REQUEST:
Keep the pictures out of the copy and print all the entries below exactly.

[EXTRACTED INFORMATION start]

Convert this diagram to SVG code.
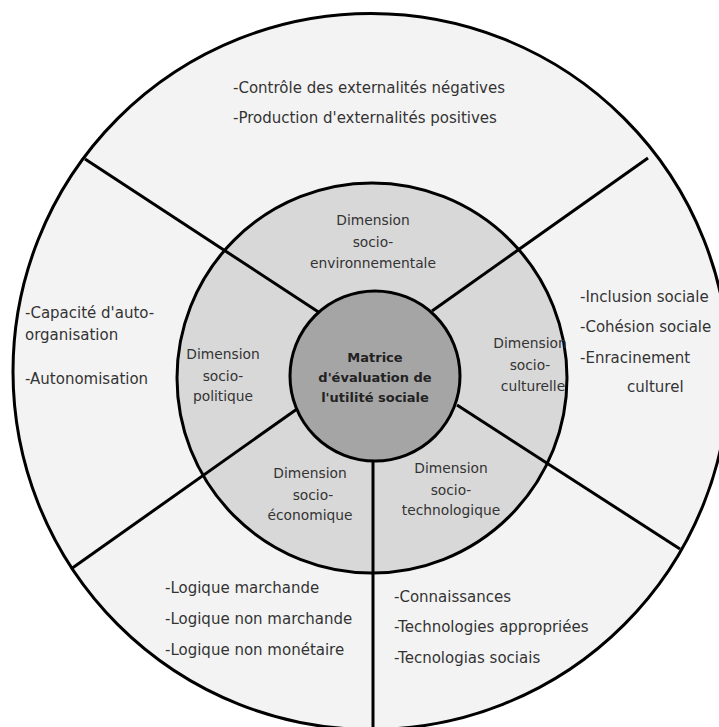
<svg xmlns="http://www.w3.org/2000/svg" width="719" height="727" viewBox="0 0 719 727">
<style>
.ring{stroke:#000;stroke-width:3}
.lbl{font-family:"DejaVu Sans",Verdana,sans-serif;font-size:15px;fill:#333}
.dim{font-family:"DejaVu Sans",Verdana,sans-serif;font-size:13.8px;fill:#333;text-anchor:middle}
.core{font-family:"DejaVu Sans",Verdana,sans-serif;font-size:13px;font-weight:bold;fill:#222;text-anchor:middle}
.conn{stroke:#000;stroke-width:3;fill:none}
</style>
<rect width="719" height="727" fill="#fff"/>
<g id="outer">
<circle class="ring" cx="371" cy="371.5" r="358" fill="#f3f3f3"/>
</g>
<g id="middle">
<circle class="ring" cx="372" cy="378" r="195" fill="#d8d8d8"/>
</g>
<g id="connectors">
<line class="conn" x1="85" y1="159" x2="320" y2="313"/>
<line class="conn" x1="648" y1="158" x2="432" y2="311"/>
<line class="conn" x1="71" y1="569" x2="297" y2="409"/>
<line class="conn" x1="680" y1="549" x2="457" y2="405"/>
<line class="conn" x1="373" y1="458" x2="373" y2="730"/>
</g>
<g id="core">
<circle class="ring" cx="375" cy="376" r="85" fill="#a5a5a5"/>
<text class="core" x="375" y="362">Matrice</text>
<text class="core" x="375" y="382">d'évaluation de</text>
<text class="core" x="375" y="402">l'utilité sociale</text>
</g>
<g id="dim-env">
<text class="dim" x="373" y="225">Dimension</text>
<text class="dim" x="373" y="247">socio-</text>
<text class="dim" x="373" y="268">environnementale</text>
</g>
<g id="dim-pol">
<text class="dim" x="223" y="359">Dimension</text>
<text class="dim" x="223" y="381">socio-</text>
<text class="dim" x="223" y="401">politique</text>
</g>
<g id="dim-cult">
<text class="dim" x="530" y="348">Dimension</text>
<text class="dim" x="530" y="370">socio-</text>
<text class="dim" x="533" y="391">culturelle</text>
</g>
<g id="dim-eco">
<text class="dim" x="310" y="478">Dimension</text>
<text class="dim" x="313" y="500">socio-</text>
<text class="dim" x="310" y="520">économique</text>
</g>
<g id="dim-tech">
<text class="dim" x="451" y="473">Dimension</text>
<text class="dim" x="451" y="495">socio-</text>
<text class="dim" x="451" y="515">technologique</text>
</g>
<g id="out-env">
<text class="lbl" x="233" y="93">-Contrôle des externalités négatives</text>
<text class="lbl" x="233" y="123">-Production d'externalités positives</text>
</g>
<g id="out-pol">
<text class="lbl" x="25" y="318">-Capacité d'auto-</text>
<text class="lbl" x="25" y="340">organisation</text>
<text class="lbl" x="25" y="384">-Autonomisation</text>
</g>
<g id="out-cult">
<text class="lbl" x="580" y="302">-Inclusion sociale</text>
<text class="lbl" x="580" y="332">-Cohésion sociale</text>
<text class="lbl" x="580" y="363">-Enracinement</text>
<text class="lbl" x="627" y="392">culturel</text>
</g>
<g id="out-eco">
<text class="lbl" x="165" y="593">-Logique marchande</text>
<text class="lbl" x="165" y="624">-Logique non marchande</text>
<text class="lbl" x="165" y="655">-Logique non monétaire</text>
</g>
<g id="out-tech">
<text class="lbl" x="394" y="602">-Connaissances</text>
<text class="lbl" x="394" y="632">-Technologies appropriées</text>
<text class="lbl" x="394" y="663">-Tecnologias sociais</text>
</g>
</svg>
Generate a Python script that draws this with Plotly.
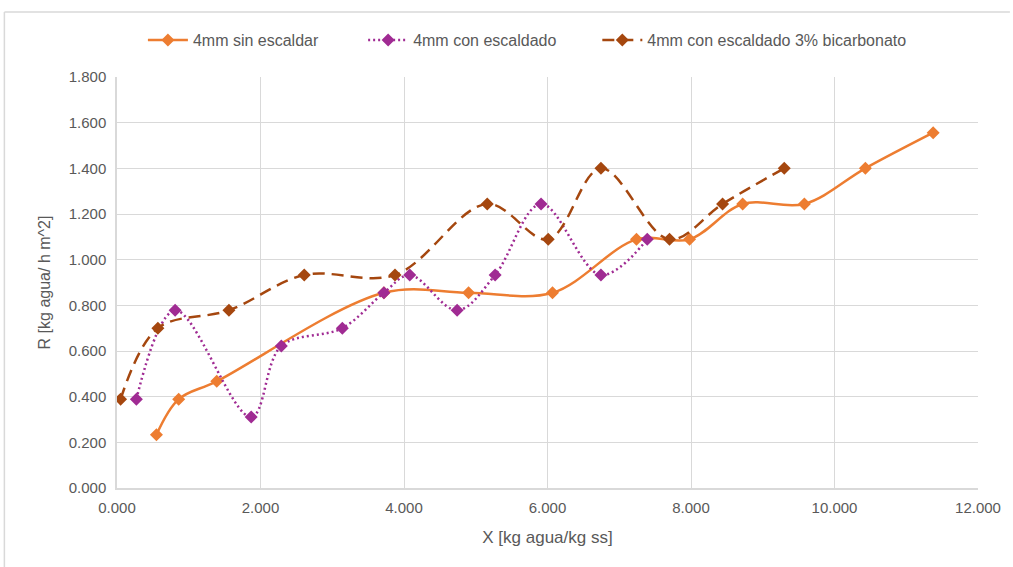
import plotly.graph_objects as go

# Data
x_sin = [0.55, 0.86, 1.39, 3.72, 4.90, 6.07, 7.24, 7.98, 8.72, 9.58, 10.43, 11.375]
y_sin = [0.233, 0.389, 0.467, 0.855, 0.855, 0.855, 1.089, 1.089, 1.244, 1.244, 1.400, 1.556]

x_con = [0.27, 0.81, 1.87, 2.29, 3.14, 3.72, 4.08, 4.74, 5.27, 5.91, 6.745, 7.39]
y_con = [0.389, 0.778, 0.311, 0.622, 0.700, 0.855, 0.933, 0.778, 0.933, 1.244, 0.933, 1.089]

x_bic = [0.05, 0.57, 1.56, 2.61, 3.875, 5.16, 6.01, 6.745, 7.70, 8.44, 9.30]
y_bic = [0.389, 0.700, 0.778, 0.933, 0.933, 1.244, 1.089, 1.400, 1.089, 1.244, 1.400]

names = ["4mm sin escaldar", "4mm con escaldado", "4mm con escaldado 3% bicarbonato"]
x_ticks = [0, 2, 4, 6, 8, 10, 12]
y_ticks = [0, 0.2, 0.4, 0.6, 0.8, 1.0, 1.2, 1.4, 1.6, 1.8]

ORANGE = "#ED7D31"
PURPLE = "#A02B93"
BROWN = "#A5470F"
TXT = "#595959"
GRID = "#D9D9D9"
FONT = "Liberation Sans, Arial, sans-serif"

L, R, T, B = 117, 32, 77, 79
W, H = 1013, 567
pw, ph = W - L - R, H - T - B

def px_x(p):
    return (p - L) / pw

def px_y(p):
    return (H - B - p) / ph

fig = go.Figure()
fig.add_trace(go.Scatter(x=x_sin, y=y_sin, name=names[0], mode="lines+markers", legend="legend",
                         showlegend=True,
                         line=dict(color=ORANGE, width=2.5, shape="spline", smoothing=1.0),
                         marker=dict(symbol="diamond", size=10, color=ORANGE)))
fig.add_trace(go.Scatter(x=x_con, y=y_con, name=names[1], mode="lines+markers", legend="legend2",
                         showlegend=True,
                         line=dict(color=PURPLE, width=2.5, shape="spline", smoothing=1.0, dash="2px,3px"),
                         marker=dict(symbol="diamond", size=10, color=PURPLE)))
fig.add_trace(go.Scatter(x=x_bic, y=y_bic, name=names[2], mode="lines+markers", legend="legend3",
                         showlegend=True,
                         line=dict(color=BROWN, width=2.5, shape="spline", smoothing=1.0, dash="12px,7px"),
                         marker=dict(symbol="diamond", size=10, color=BROWN)))

def leg(xpx):
    return dict(orientation="h", x=px_x(xpx), xanchor="left", y=px_y(40), yanchor="middle",
                font=dict(size=16, color=TXT), itemwidth=40, bgcolor="rgba(0,0,0,0)")

fig.update_layout(
    width=W, height=H,
    showlegend=True,
    margin=dict(l=L, r=R, t=T, b=B, pad=0),
    paper_bgcolor="white", plot_bgcolor="white",
    font=dict(family=FONT, color=TXT, size=14),
    legend=leg(143), legend2=leg(364), legend3=leg(599),
    xaxis=dict(range=[0, 12], tickvals=x_ticks, tickformat=".3f", showgrid=True, gridcolor=GRID,
               gridwidth=1, zeroline=False, showline=True, linecolor=GRID, linewidth=1.5,
               ticks="", tickfont=dict(size=15, color=TXT), ticklabelstandoff=5,
               title=dict(text="X [kg agua/kg ss]", font=dict(size=17, color=TXT), standoff=16)),
    yaxis=dict(range=[0, 1.8], tickvals=y_ticks, tickformat=".3f", showgrid=True, gridcolor=GRID,
               gridwidth=1, zeroline=False, showline=True, linecolor=GRID, linewidth=1.5,
               ticks="", tickfont=dict(size=15, color=TXT), ticklabelstandoff=6,
               title=dict(text="R [kg agua/ h m^2]", font=dict(size=16, color=TXT), standoff=14)),
    shapes=[
        dict(type="line", xref="paper", yref="paper", x0=px_x(4), x1=px_x(1013), y0=px_y(12), y1=px_y(12),
             line=dict(color=GRID, width=1.5)),
        dict(type="line", xref="paper", yref="paper", x0=px_x(4), x1=px_x(4), y0=px_y(12), y1=px_y(567),
             line=dict(color=GRID, width=1.5)),
    ],
)

fig.write_html("out.html")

[EXTRACTED INFORMATION end]

RESULT:
Convert this diagram to SVG code.
<svg xmlns="http://www.w3.org/2000/svg" width="719" height="727" viewBox="0 0 719 727">
<style>
.ring{stroke:#000;stroke-width:3}
.lbl{font-family:"DejaVu Sans",Verdana,sans-serif;font-size:15px;fill:#333}
.dim{font-family:"DejaVu Sans",Verdana,sans-serif;font-size:13.8px;fill:#333;text-anchor:middle}
.core{font-family:"DejaVu Sans",Verdana,sans-serif;font-size:13px;font-weight:bold;fill:#222;text-anchor:middle}
.conn{stroke:#000;stroke-width:3;fill:none}
</style>
<rect width="719" height="727" fill="#fff"/>
<g id="outer">
<circle class="ring" cx="371" cy="371.5" r="358" fill="#f3f3f3"/>
</g>
<g id="middle">
<circle class="ring" cx="372" cy="378" r="195" fill="#d8d8d8"/>
</g>
<g id="connectors">
<line class="conn" x1="85" y1="159" x2="320" y2="313"/>
<line class="conn" x1="648" y1="158" x2="432" y2="311"/>
<line class="conn" x1="71" y1="569" x2="297" y2="409"/>
<line class="conn" x1="680" y1="549" x2="457" y2="405"/>
<line class="conn" x1="373" y1="458" x2="373" y2="730"/>
</g>
<g id="core">
<circle class="ring" cx="375" cy="376" r="85" fill="#a5a5a5"/>
<text class="core" x="375" y="362">Matrice</text>
<text class="core" x="375" y="382">d'évaluation de</text>
<text class="core" x="375" y="402">l'utilité sociale</text>
</g>
<g id="dim-env">
<text class="dim" x="373" y="225">Dimension</text>
<text class="dim" x="373" y="247">socio-</text>
<text class="dim" x="373" y="268">environnementale</text>
</g>
<g id="dim-pol">
<text class="dim" x="223" y="359">Dimension</text>
<text class="dim" x="223" y="381">socio-</text>
<text class="dim" x="223" y="401">politique</text>
</g>
<g id="dim-cult">
<text class="dim" x="530" y="348">Dimension</text>
<text class="dim" x="530" y="370">socio-</text>
<text class="dim" x="533" y="391">culturelle</text>
</g>
<g id="dim-eco">
<text class="dim" x="310" y="478">Dimension</text>
<text class="dim" x="313" y="500">socio-</text>
<text class="dim" x="310" y="520">économique</text>
</g>
<g id="dim-tech">
<text class="dim" x="451" y="473">Dimension</text>
<text class="dim" x="451" y="495">socio-</text>
<text class="dim" x="451" y="515">technologique</text>
</g>
<g id="out-env">
<text class="lbl" x="233" y="93">-Contrôle des externalités négatives</text>
<text class="lbl" x="233" y="123">-Production d'externalités positives</text>
</g>
<g id="out-pol">
<text class="lbl" x="25" y="318">-Capacité d'auto-</text>
<text class="lbl" x="25" y="340">organisation</text>
<text class="lbl" x="25" y="384">-Autonomisation</text>
</g>
<g id="out-cult">
<text class="lbl" x="580" y="302">-Inclusion sociale</text>
<text class="lbl" x="580" y="332">-Cohésion sociale</text>
<text class="lbl" x="580" y="363">-Enracinement</text>
<text class="lbl" x="627" y="392">culturel</text>
</g>
<g id="out-eco">
<text class="lbl" x="165" y="593">-Logique marchande</text>
<text class="lbl" x="165" y="624">-Logique non marchande</text>
<text class="lbl" x="165" y="655">-Logique non monétaire</text>
</g>
<g id="out-tech">
<text class="lbl" x="394" y="602">-Connaissances</text>
<text class="lbl" x="394" y="632">-Technologies appropriées</text>
<text class="lbl" x="394" y="663">-Tecnologias sociais</text>
</g>
</svg>
Generate a Python script that draws this with Plotly.
import plotly.graph_objects as go

# Data
x_sin = [0.55, 0.86, 1.39, 3.72, 4.90, 6.07, 7.24, 7.98, 8.72, 9.58, 10.43, 11.375]
y_sin = [0.233, 0.389, 0.467, 0.855, 0.855, 0.855, 1.089, 1.089, 1.244, 1.244, 1.400, 1.556]

x_con = [0.27, 0.81, 1.87, 2.29, 3.14, 3.72, 4.08, 4.74, 5.27, 5.91, 6.745, 7.39]
y_con = [0.389, 0.778, 0.311, 0.622, 0.700, 0.855, 0.933, 0.778, 0.933, 1.244, 0.933, 1.089]

x_bic = [0.05, 0.57, 1.56, 2.61, 3.875, 5.16, 6.01, 6.745, 7.70, 8.44, 9.30]
y_bic = [0.389, 0.700, 0.778, 0.933, 0.933, 1.244, 1.089, 1.400, 1.089, 1.244, 1.400]

names = ["4mm sin escaldar", "4mm con escaldado", "4mm con escaldado 3% bicarbonato"]
x_ticks = [0, 2, 4, 6, 8, 10, 12]
y_ticks = [0, 0.2, 0.4, 0.6, 0.8, 1.0, 1.2, 1.4, 1.6, 1.8]

ORANGE = "#ED7D31"
PURPLE = "#A02B93"
BROWN = "#A5470F"
TXT = "#595959"
GRID = "#D9D9D9"
FONT = "Liberation Sans, Arial, sans-serif"

L, R, T, B = 117, 32, 77, 79
W, H = 1013, 567
pw, ph = W - L - R, H - T - B

def px_x(p):
    return (p - L) / pw

def px_y(p):
    return (H - B - p) / ph

fig = go.Figure()
fig.add_trace(go.Scatter(x=x_sin, y=y_sin, name=names[0], mode="lines+markers", legend="legend",
                         showlegend=True,
                         line=dict(color=ORANGE, width=2.5, shape="spline", smoothing=1.0),
                         marker=dict(symbol="diamond", size=10, color=ORANGE)))
fig.add_trace(go.Scatter(x=x_con, y=y_con, name=names[1], mode="lines+markers", legend="legend2",
                         showlegend=True,
                         line=dict(color=PURPLE, width=2.5, shape="spline", smoothing=1.0, dash="2px,3px"),
                         marker=dict(symbol="diamond", size=10, color=PURPLE)))
fig.add_trace(go.Scatter(x=x_bic, y=y_bic, name=names[2], mode="lines+markers", legend="legend3",
                         showlegend=True,
                         line=dict(color=BROWN, width=2.5, shape="spline", smoothing=1.0, dash="12px,7px"),
                         marker=dict(symbol="diamond", size=10, color=BROWN)))

def leg(xpx):
    return dict(orientation="h", x=px_x(xpx), xanchor="left", y=px_y(40), yanchor="middle",
                font=dict(size=16, color=TXT), itemwidth=40, bgcolor="rgba(0,0,0,0)")

fig.update_layout(
    width=W, height=H,
    showlegend=True,
    margin=dict(l=L, r=R, t=T, b=B, pad=0),
    paper_bgcolor="white", plot_bgcolor="white",
    font=dict(family=FONT, color=TXT, size=14),
    legend=leg(143), legend2=leg(364), legend3=leg(599),
    xaxis=dict(range=[0, 12], tickvals=x_ticks, tickformat=".3f", showgrid=True, gridcolor=GRID,
               gridwidth=1, zeroline=False, showline=True, linecolor=GRID, linewidth=1.5,
               ticks="", tickfont=dict(size=15, color=TXT), ticklabelstandoff=5,
               title=dict(text="X [kg agua/kg ss]", font=dict(size=17, color=TXT), standoff=16)),
    yaxis=dict(range=[0, 1.8], tickvals=y_ticks, tickformat=".3f", showgrid=True, gridcolor=GRID,
               gridwidth=1, zeroline=False, showline=True, linecolor=GRID, linewidth=1.5,
               ticks="", tickfont=dict(size=15, color=TXT), ticklabelstandoff=6,
               title=dict(text="R [kg agua/ h m^2]", font=dict(size=16, color=TXT), standoff=14)),
    shapes=[
        dict(type="line", xref="paper", yref="paper", x0=px_x(4), x1=px_x(1013), y0=px_y(12), y1=px_y(12),
             line=dict(color=GRID, width=1.5)),
        dict(type="line", xref="paper", yref="paper", x0=px_x(4), x1=px_x(4), y0=px_y(12), y1=px_y(567),
             line=dict(color=GRID, width=1.5)),
    ],
)

fig.write_html("out.html")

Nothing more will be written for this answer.